» Task objective
Begin with the line containing "Give me the" and end with the line containing "nan = np.nan". Give those lines again exactly, leaving out the images.

» Dataset records
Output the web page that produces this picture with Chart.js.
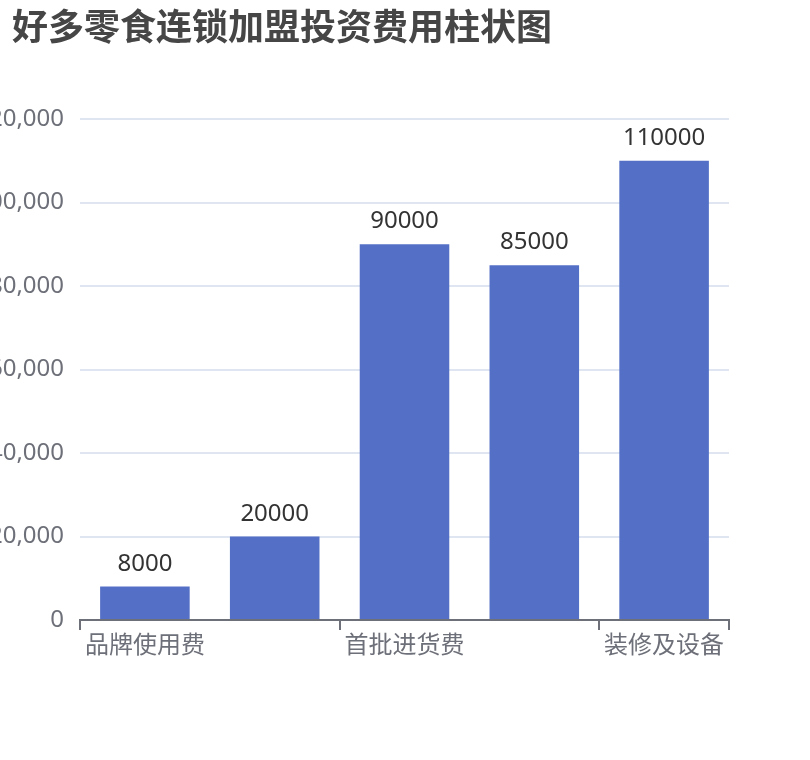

* * *

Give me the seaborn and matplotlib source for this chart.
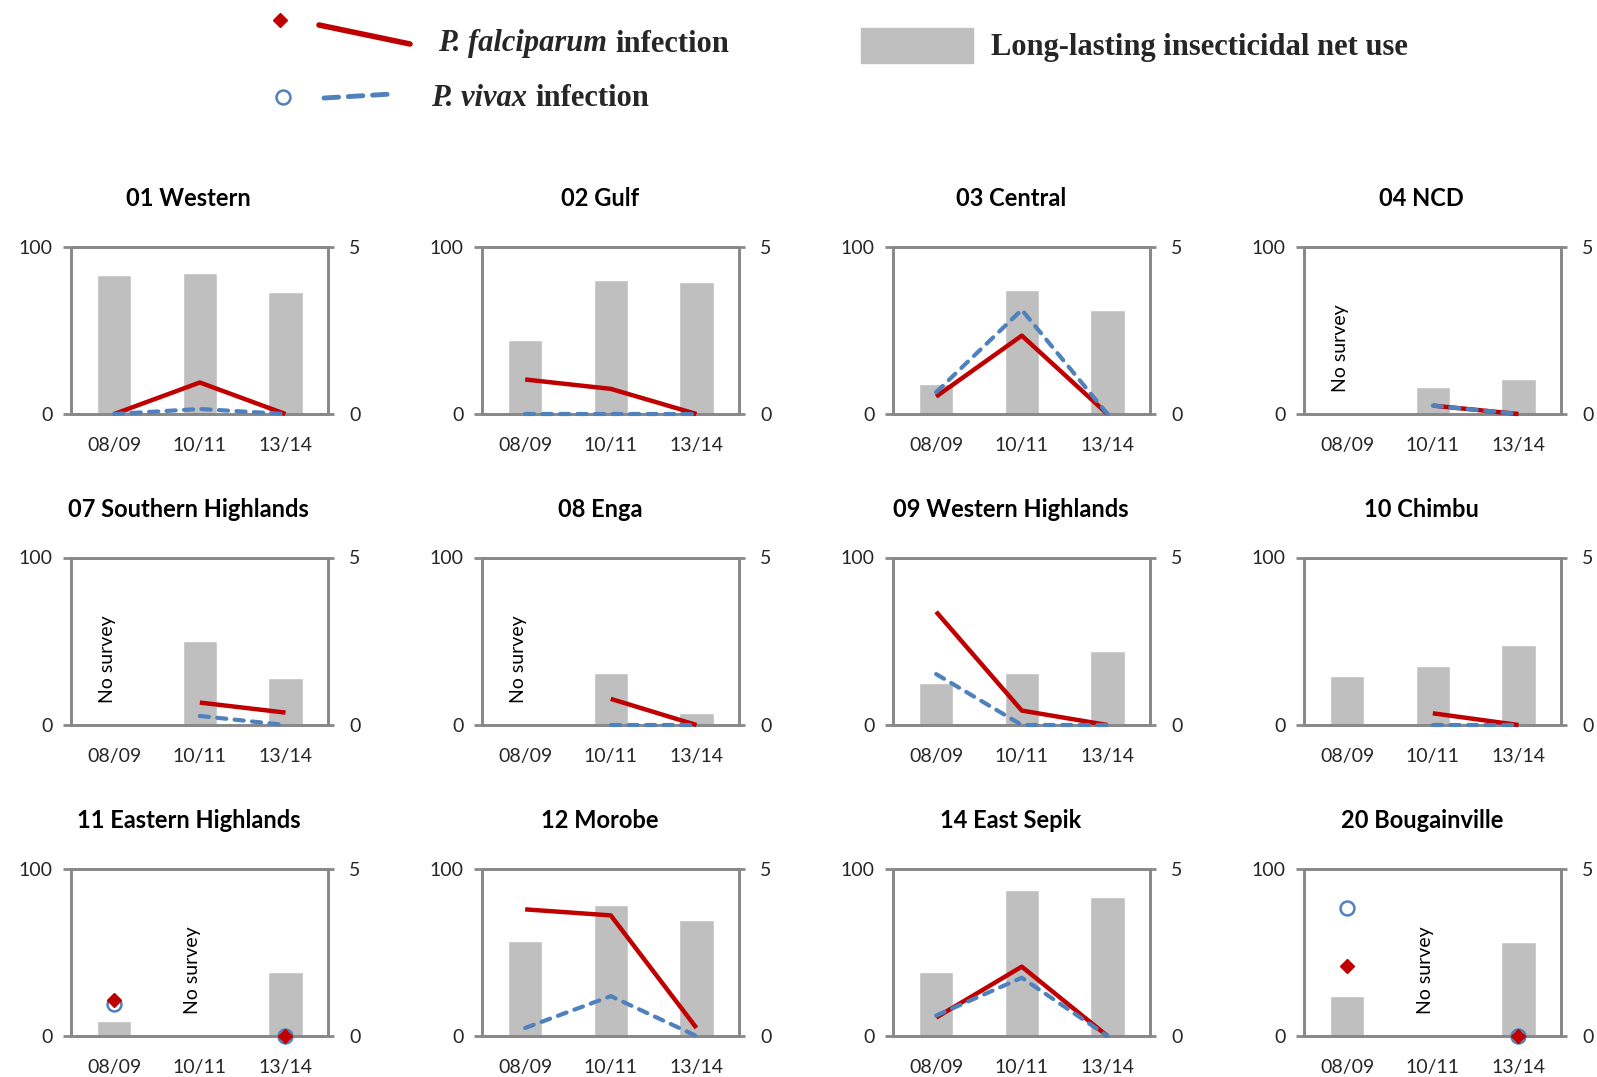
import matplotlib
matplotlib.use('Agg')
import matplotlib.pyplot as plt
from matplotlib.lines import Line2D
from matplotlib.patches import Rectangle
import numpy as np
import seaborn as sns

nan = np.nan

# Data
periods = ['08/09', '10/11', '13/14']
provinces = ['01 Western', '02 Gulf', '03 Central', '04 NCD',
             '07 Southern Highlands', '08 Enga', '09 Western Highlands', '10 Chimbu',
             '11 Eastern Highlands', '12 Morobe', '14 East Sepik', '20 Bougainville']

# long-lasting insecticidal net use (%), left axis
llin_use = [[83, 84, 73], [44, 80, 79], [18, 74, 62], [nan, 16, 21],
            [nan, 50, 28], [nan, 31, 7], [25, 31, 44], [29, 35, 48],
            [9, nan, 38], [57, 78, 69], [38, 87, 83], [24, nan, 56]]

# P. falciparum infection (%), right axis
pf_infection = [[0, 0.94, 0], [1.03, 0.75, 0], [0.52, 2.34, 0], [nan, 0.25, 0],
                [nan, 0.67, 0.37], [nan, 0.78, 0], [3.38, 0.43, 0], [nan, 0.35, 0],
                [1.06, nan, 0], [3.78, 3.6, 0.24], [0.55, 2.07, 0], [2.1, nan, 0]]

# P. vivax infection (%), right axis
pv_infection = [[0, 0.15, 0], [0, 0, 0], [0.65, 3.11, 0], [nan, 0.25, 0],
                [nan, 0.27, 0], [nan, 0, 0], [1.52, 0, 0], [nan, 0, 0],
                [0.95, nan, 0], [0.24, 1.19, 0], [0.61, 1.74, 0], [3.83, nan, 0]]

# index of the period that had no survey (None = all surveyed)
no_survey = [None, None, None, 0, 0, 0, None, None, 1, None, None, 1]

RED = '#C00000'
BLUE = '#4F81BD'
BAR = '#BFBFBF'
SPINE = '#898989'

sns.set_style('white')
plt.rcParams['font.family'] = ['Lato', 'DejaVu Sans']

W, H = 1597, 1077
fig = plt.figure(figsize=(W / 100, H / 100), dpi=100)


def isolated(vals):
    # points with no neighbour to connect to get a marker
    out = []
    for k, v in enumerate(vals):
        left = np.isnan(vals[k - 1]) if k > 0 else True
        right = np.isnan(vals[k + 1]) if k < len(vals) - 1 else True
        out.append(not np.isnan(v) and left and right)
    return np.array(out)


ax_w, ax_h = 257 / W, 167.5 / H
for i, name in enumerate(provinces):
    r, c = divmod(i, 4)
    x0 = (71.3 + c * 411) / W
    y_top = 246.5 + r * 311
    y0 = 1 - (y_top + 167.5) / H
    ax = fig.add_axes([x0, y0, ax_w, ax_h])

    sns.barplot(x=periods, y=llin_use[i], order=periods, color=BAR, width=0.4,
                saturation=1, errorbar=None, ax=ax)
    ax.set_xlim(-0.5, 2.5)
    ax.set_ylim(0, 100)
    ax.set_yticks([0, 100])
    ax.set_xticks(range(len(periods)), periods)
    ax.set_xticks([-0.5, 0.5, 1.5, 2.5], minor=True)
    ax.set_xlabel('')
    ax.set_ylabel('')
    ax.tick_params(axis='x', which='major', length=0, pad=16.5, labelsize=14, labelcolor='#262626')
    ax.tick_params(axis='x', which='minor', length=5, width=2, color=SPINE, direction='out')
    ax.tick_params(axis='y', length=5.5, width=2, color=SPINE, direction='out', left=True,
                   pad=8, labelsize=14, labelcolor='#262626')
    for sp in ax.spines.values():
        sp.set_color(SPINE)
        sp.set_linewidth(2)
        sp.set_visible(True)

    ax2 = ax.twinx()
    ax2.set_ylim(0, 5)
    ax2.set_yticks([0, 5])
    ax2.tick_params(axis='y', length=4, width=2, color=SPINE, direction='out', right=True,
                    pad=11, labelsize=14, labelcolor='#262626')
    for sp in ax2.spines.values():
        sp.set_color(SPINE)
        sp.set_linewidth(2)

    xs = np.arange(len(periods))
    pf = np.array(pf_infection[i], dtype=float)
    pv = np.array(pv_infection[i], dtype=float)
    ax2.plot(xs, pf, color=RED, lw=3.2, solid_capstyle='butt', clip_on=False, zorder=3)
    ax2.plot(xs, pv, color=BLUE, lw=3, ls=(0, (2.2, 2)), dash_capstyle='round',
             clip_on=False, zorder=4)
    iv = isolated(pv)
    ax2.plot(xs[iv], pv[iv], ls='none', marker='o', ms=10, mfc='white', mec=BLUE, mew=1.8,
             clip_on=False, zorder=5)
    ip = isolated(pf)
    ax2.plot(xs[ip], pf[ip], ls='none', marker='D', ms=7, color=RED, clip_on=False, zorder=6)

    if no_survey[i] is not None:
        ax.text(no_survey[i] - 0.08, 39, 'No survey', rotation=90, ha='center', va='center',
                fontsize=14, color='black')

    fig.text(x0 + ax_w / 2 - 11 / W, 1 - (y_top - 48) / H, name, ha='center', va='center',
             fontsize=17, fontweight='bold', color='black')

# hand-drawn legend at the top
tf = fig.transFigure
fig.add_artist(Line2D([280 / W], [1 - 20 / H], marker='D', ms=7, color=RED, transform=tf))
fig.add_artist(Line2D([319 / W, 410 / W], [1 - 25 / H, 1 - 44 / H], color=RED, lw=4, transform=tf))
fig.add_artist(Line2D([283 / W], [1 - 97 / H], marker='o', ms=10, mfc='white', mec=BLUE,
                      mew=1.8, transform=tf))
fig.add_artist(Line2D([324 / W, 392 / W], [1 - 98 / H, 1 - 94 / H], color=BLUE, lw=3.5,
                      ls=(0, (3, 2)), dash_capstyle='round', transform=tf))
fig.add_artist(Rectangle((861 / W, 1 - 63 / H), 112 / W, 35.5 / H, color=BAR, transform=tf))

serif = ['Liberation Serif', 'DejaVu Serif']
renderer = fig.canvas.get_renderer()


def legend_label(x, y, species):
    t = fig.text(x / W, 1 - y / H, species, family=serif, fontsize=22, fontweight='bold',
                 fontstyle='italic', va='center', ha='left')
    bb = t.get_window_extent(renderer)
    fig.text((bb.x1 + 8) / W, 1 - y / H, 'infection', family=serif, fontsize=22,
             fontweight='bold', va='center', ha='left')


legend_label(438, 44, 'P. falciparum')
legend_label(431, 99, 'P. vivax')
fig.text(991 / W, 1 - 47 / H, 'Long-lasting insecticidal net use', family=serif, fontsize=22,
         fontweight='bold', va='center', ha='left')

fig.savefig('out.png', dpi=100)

» Solution to this task
Give me the seaborn and matplotlib source for this chart.
import matplotlib
matplotlib.use('Agg')
import matplotlib.pyplot as plt
from matplotlib.lines import Line2D
from matplotlib.patches import Rectangle
import numpy as np
import seaborn as sns

nan = np.nan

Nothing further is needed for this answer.